If he’s a creep who’s been making her miserable, the decent thing to do, when she planned on running off to another state to be with the guy she was cheating on her husband with is to at least show a tiny bit of concern over the welfare of her kids in his (and maybe-Mrs-to-be Babysitter’s) hands. Or maybe even, you know, petition for physical custody and try take them along. Not be all ‘lolz, daughter thinks it’s awesome to ride on a plane, she wants me to move out, isn’t that great?’
Yeah, I’m a woman, but I don’t see any particular fowl in her ex calling her a cunt for cheating on him and basically abandoning the kids with him.

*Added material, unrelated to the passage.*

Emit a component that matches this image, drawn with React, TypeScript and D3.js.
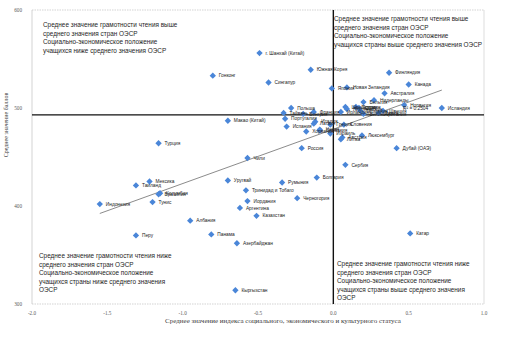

The vast majority of posters in this thread have condemned her.
So, how was the food?
I’ve had some experience. My first husband had an incredible capacity to love - and really didn’t get why we couldn’t all be happy together…He wasn’t evil - he just was more interested in short term pleasure than long term consequences and avoided conflict.
This is well put and speaks right to what rankles me about P. If you find love outside of your marriage, have the decency to end the marriage first and THEN go be all giggles and holding hands. Otherwise you are crapping in both beds and will soon find yourself with nowhere to sleep.
Now we get to the heart of the matter.
And if you have kids in that first marriage, you have small human beings other than yourself to consider. That’s the biggest problem I’m having with Kay and The Douche; not all marriages work out, and getting a divorce and finding new love isn’t necessarily a Bad Thing. The way these two are doing things, though, almost seems designed to inflict maximum damage on other people (including all the kids).